Koeosaeme

Obanikeshi

BY Kevin PressPublished May 16, 2019

8
Ryu Yoshizawa's latest under the name Koeosaeme is launched with a 13-second radio news bumper gone wobbly. It is an entirely suitable introduction to Obanikeshi. Featuring a long list of recorded instruments and the sort of electronics capable of inspiring heated debates about what is and what is not music, this is an album likely to garner strong opinions at both ends of the spectrum.
 
Koeosaeme edits his raw material together with speed-metal intensity; nothing lasts more than a few seconds and most cuts come even more rapidly than that.
 
The work owes a good deal to plunderphonics pioneer John Oswald, but it is clearly progressive.
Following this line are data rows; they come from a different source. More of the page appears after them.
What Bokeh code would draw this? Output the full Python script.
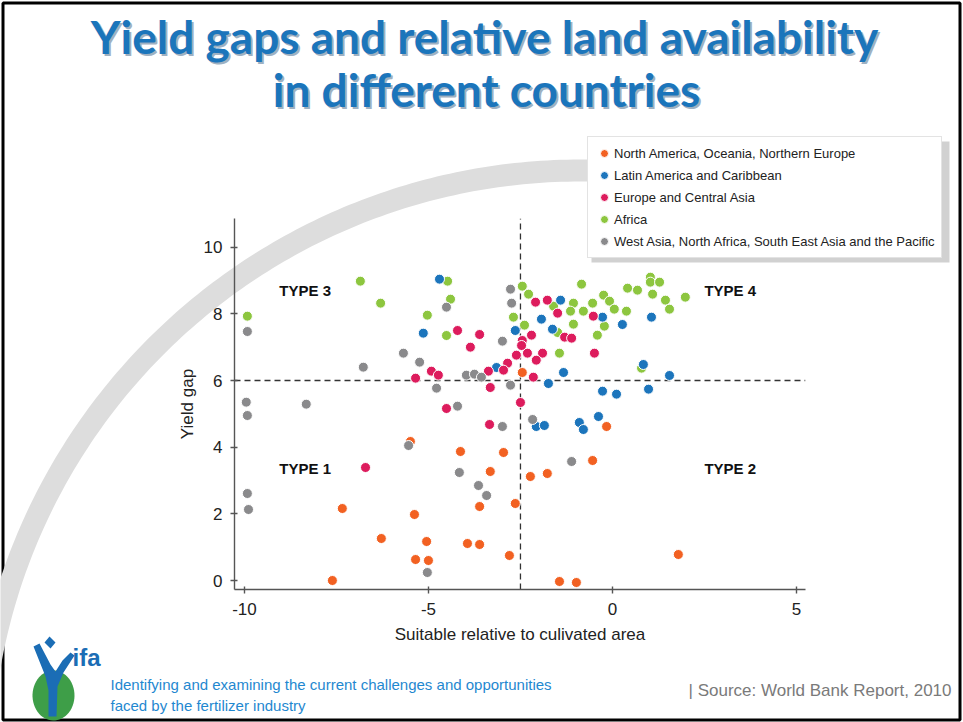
import numpy as np
from bokeh.plotting import figure
from bokeh.models import Range1d, Label, Legend, LegendItem, FixedTicker
from bokeh.embed import file_html
from bokeh.resources import INLINE

# ---------------- data ----------------
title_lines = ["Yield gaps and relative land availability", "in different countries"]
x_label = "Suitable relative to culivated area"
y_label = "Yield gap"
x_ticks = [-10, -5, 0, 5]
x_tick_labels = ["-10", "-5", "0", "5"]
y_ticks = [0, 2, 4, 6, 8, 10]
y_tick_labels = ["0", "2", "4", "6", "8", "10"]
x_split = -2.5
y_split = 6
quadrant_names = ["TYPE 1", "TYPE 2", "TYPE 3", "TYPE 4"]

series_names = [
    "North America, Oceania, Northern Europe",
    "Latin America and Caribbean",
    "Europe and Central Asia",
    "Africa",
    "West Asia, North Africa, South East Asia and the Pacific",
]

nao_x = [-7.61, -7.34, -6.28, -5.38, -5.35, -5.05, -5.00, -5.49, -4.13, -3.94, -3.61, -3.61,
         -3.32, -2.96, -2.64, -2.80, -2.23, -1.77, -1.44, -0.98, -0.54, -0.16, 1.79, -2.45]
nao_y = [0.00, 2.16, 1.26, 1.98, 0.63, 1.17, 0.60, 4.17, 3.87, 1.11, 1.08, 2.22,
         3.27, 3.84, 2.31, 0.75, 3.12, 3.21, -0.03, -0.06, 3.60, 4.62, 0.78, 6.24]

lac_x = [-4.70, -5.14, -1.41, -1.93, -1.63, -2.64, -3.15, -1.33, -1.74, -0.27, 0.27, 1.06,
         0.84, 1.55, -0.27, 0.11, 0.98, -2.07, -1.85, -0.90, -0.79, -0.38]
lac_y = [9.04, 7.42, 8.41, 7.84, 7.54, 7.50, 6.39, 6.24, 5.91, 7.90, 7.68, 7.90,
         6.48, 6.15, 5.68, 5.59, 5.74, 4.62, 4.65, 4.74, 4.53, 4.92]

eca_x = [-4.21, -3.61, -3.86, -2.09, -1.77, -1.49, -2.45, -2.20, -2.61, -2.31, -1.90, -2.85,
         -2.07, -2.96, -3.37, -4.92, -4.73, -5.35, -2.15, -3.32, -1.30, -1.11, -0.52, -0.49,
         -2.50, -4.51, -3.34, -6.71, -2.47]
eca_y = [7.50, 7.38, 7.00, 8.35, 8.41, 8.02, 7.20, 7.36, 6.76, 6.82, 6.82, 6.52,
         6.61, 6.31, 6.28, 6.28, 6.16, 6.07, 6.10, 5.79, 7.30, 7.27, 7.93, 6.82,
         5.34, 5.16, 4.68, 3.39, 7.05]

afr_x = [-6.85, -6.30, -9.92, -5.03, -4.48, -4.40, -4.51, -2.45, -2.28, -1.60, -2.69, -2.39,
         -1.49, -1.44, -1.06, -1.14, -1.06, -0.84, -0.79, -0.54, -0.41, -0.24, -0.08, 0.05,
         0.38, 0.41, 0.68, 1.03, 1.03, 1.28, 1.09, 1.44, 1.55, 1.98, -0.22, 0.79]
afr_y = [8.98, 8.32, 7.93, 7.96, 8.98, 8.44, 7.35, 8.83, 8.59, 8.23, 7.90, 7.66,
         7.44, 6.82, 8.32, 8.08, 7.69, 8.89, 8.08, 8.32, 7.36, 8.56, 8.38, 8.14,
         8.08, 8.77, 8.71, 9.10, 8.95, 8.95, 8.59, 8.41, 8.14, 8.50, 7.63, 6.37]

wan_x = [-9.95, -9.92, -8.32, -5.54, -9.92, -9.89, -5.03, -4.21, -2.99, -2.17, -1.11, -4.16,
         -3.64, -3.42, -9.92, -5.68, -5.24, -6.77, -2.77, -2.74, -4.51, -2.99, -3.97, -3.75,
         -3.56, -4.78, -2.77]
wan_y = [5.35, 4.95, 5.29, 4.05, 2.61, 2.13, 0.24, 5.23, 4.62, 4.83, 3.57, 3.24,
         2.85, 2.55, 7.47, 6.82, 6.55, 6.40, 8.74, 8.32, 8.20, 7.18, 6.16, 6.19,
         6.10, 5.77, 5.86]

footer_lines = ["Identifying and examining the current challenges and opportunities",
                "faced by the fertilizer industry"]
source_text = "| Source: World Bank Report, 2010"
logo_text = "ifa"

# ---------------- styling / layout ----------------
colors = ["#f26122", "#1c75bc", "#dd1c5d", "#8dc63f", "#8a8a8c"]
FONT = "Liberation Sans"
W, H = 963, 722
X0, X1 = -10.27, 5.245          # data extent of the axes box
Y0, Y1 = -0.27, 10.86
FL, FR, FT, FB = 234, 805, 218, 589   # page pixels of the axes box

# ======== background page figure (page pixel coordinates) ========
bg = figure(width=W, height=H, output_backend="svg", toolbar_location=None, title=None,
            x_range=Range1d(0, W), y_range=Range1d(H, 0),
            x_axis_type=None, y_axis_type=None, min_border=0)
bg.outline_line_color = None
bg.background_fill_color = "white"
bg.border_fill_color = "white"

# slide frame
bg.quad(left=[2.5], right=[959.5], top=[2.5], bottom=[719.5], fill_color=None,
        line_color="black", line_width=3)

# grey swoosh
CX, CY, R, BW = 580, 770, 600, 22
phi = np.radians(np.linspace(74, 172, 160))
ox = CX + (R + BW / 2) * np.cos(phi)
oy = CY - (R + BW / 2) * np.sin(phi)
ix = CX + (R - BW / 2) * np.cos(phi[::-1])
iy = CY - (R - BW / 2) * np.sin(phi[::-1])
bg.patch(np.concatenate([ox, ix]), np.concatenate([oy, iy]), fill_color="#dddddd",
         line_color=None)

# title with soft shadow
title_pos = [(484, 36), (486, 89)]
for txt, (tx, ty) in zip(title_lines, title_pos):
    bg.add_layout(Label(x=tx + 2, y=ty + 2, text=txt, text_align="center",
                        text_baseline="alphabetic", text_font="Lato", text_font_style="bold",
                        text_font_size="46px", text_color="#9fb1c2"))
    bg.add_layout(Label(x=tx, y=ty, text=txt, text_align="center",
                        text_baseline="alphabetic", text_font="Lato", text_font_style="bold",
                        text_font_size="46px", text_color="#1b75bb"))

# footer
for txt, ty in zip(footer_lines, [684, 705]):
    bg.add_layout(Label(x=110, y=ty, text=txt, text_align="left", text_baseline="alphabetic",
                        text_font=FONT, text_font_size="15px", text_color="#1f88d0"))
bg.add_layout(Label(x=688, y=690, text=source_text, text_align="left",
                    text_baseline="alphabetic", text_font=FONT, text_font_size="17px",
                    text_color="#7a7a7a"))

# logo
t = np.linspace(0, 2 * np.pi, 60)
bg.patch(53 + 21 * np.cos(t), 695 + 25 * np.sin(t), fill_color="#3e9e48", line_color=None)
body = [(33, 646), (39, 643), (50, 664), (55, 671), (62, 660), (70, 652), (74, 655),
        (63, 672), (57, 686), (56, 716), (48, 716), (48, 690), (45, 676)]
bg.patch([a for a, b in body], [b for a, b in body], fill_color="#1b6db5", line_color=None)
head = [(49, 636), (55, 642), (50, 648), (44, 642)]
bg.patch([a for a, b in head], [b for a, b in head], fill_color="#1b6db5", line_color=None)
bg.add_layout(Label(x=72, y=657, text=logo_text, text_align="left", text_baseline="alphabetic",
                    text_font=FONT, text_font_style="bold", text_font_size="24px",
                    text_color="#1b6db5"))

# legend (with shadow) on the page layer
LX0, LX1, LY0, LY1 = 587, 945, 137, 258
bg.quad(left=[LX0 + 4], right=[LX1 + 4], top=[LY0 + 4], bottom=[LY1 + 4],
        fill_color="#9a9a9a", fill_alpha=0.45, line_color=None)
keys = [bg.scatter([np.nan], [np.nan], size=10, fill_color=c, line_color="white", line_width=1)
        for c in colors]
legend = Legend(items=[LegendItem(label=series_names[i], renderers=[keys[i]]) for i in range(5)],
                location=(LX0, H - LY1))
legend.border_line_color = "#c8c8c8"
legend.border_line_width = 1
legend.background_fill_color = "white"
legend.background_fill_alpha = 1.0
legend.label_text_font = FONT
legend.label_text_font_size = "13px"
legend.label_text_color = "#222222"
legend.glyph_width = 20
legend.glyph_height = 20
legend.label_height = 16
legend.spacing = 2
legend.padding = 6
legend.margin = 0
legend.label_standoff = 0
bg.add_layout(legend)

# ======== chart figure (overlaid, transparent) ========
p = figure(width=W, height=H, output_backend="svg", toolbar_location=None, title=None,
           x_range=Range1d(X0, X1), y_range=Range1d(Y0, Y1),
           min_border_left=FL, min_border_right=W - FR, min_border_top=FT,
           min_border_bottom=H - FB)
p.margin = (-H, 0, 0, 0)
p.outline_line_color = None
p.xgrid.visible = False
p.ygrid.visible = False
p.background_fill_alpha = 0
p.border_fill_alpha = 0

p.xaxis.ticker = FixedTicker(ticks=x_ticks)
p.yaxis.ticker = FixedTicker(ticks=y_ticks)
p.xaxis.major_label_overrides = {t_: s for t_, s in zip(x_ticks, x_tick_labels)}
p.yaxis.major_label_overrides = {t_: s for t_, s in zip(y_ticks, y_tick_labels)}
for ax in (p.xaxis[0], p.yaxis[0]):
    ax.axis_line_color = "#555555"
    ax.axis_line_width = 1.4
    ax.major_tick_line_color = "#555555"
    ax.major_tick_line_width = 1.4
    ax.major_tick_in = 3
    ax.major_tick_out = 4
    ax.minor_tick_line_color = None
    ax.major_label_text_font = FONT
    ax.major_label_text_font_size = "17px"
    ax.major_label_text_color = "#222222"
    ax.axis_label_text_font = FONT
    ax.axis_label_text_font_size = "17px"
    ax.axis_label_text_font_style = "normal"
    ax.axis_label_text_color = "#222222"
p.xaxis.axis_label = x_label
p.yaxis.axis_label = y_label
p.xaxis.major_label_standoff = 9
p.yaxis.major_label_standoff = 8
p.xaxis.axis_label_standoff = 7
p.yaxis.axis_label_standoff = 4

# quadrant split lines
p.segment(x0=[x_split, X0], y0=[Y0, y_split], x1=[x_split, X1], y1=[Y1, y_split],
          line_color="#333333", line_dash="6 4", line_width=1.3)

# scatter series
order = [3, 1, 2, 0, 4]
xs_all = [nao_x, lac_x, eca_x, afr_x, wan_x]
ys_all = [nao_y, lac_y, eca_y, afr_y, wan_y]
for i in order:
    p.scatter(xs_all[i], ys_all[i], size=10, fill_color=colors[i],
              line_color="white", line_width=1)

# quadrant labels
quad_pos = [(-8.35, 3.35), (3.2, 3.35), (-8.35, 8.7), (3.2, 8.7)]
for name, (qx, qy) in zip(quadrant_names, quad_pos):
    p.add_layout(Label(x=qx, y=qy, text=name, text_align="center", text_baseline="middle",
                       text_font=FONT, text_font_style="bold", text_font_size="15px",
                       text_color="#111111"))

open("out.html", "w").write(file_html([bg, p], INLINE))
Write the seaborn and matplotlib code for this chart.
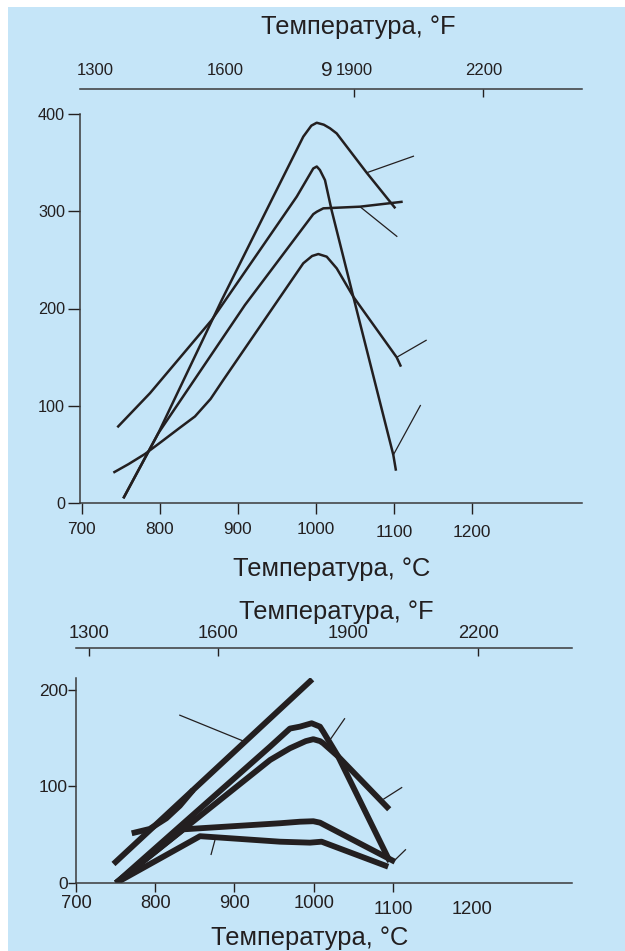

Koeosaeme has borrowed from Oswald conceptually, but he has also incorporated ideas from noise and sound art, free jazz and contemporary classical music.
 
This take on difficult music is uniquely his. Obanikeshi presents us moments that are almost cartoonish in their pacing, but never comical — quite the opposite, its seriousness is self-evident.
 
Even as the juxtapositions pile up — strings to electronics to voices to cuckoo clocks — Koeosaeme never settles for collage. For all their twists and turns, each of these 13 pieces is a small work of carefully composed audio art.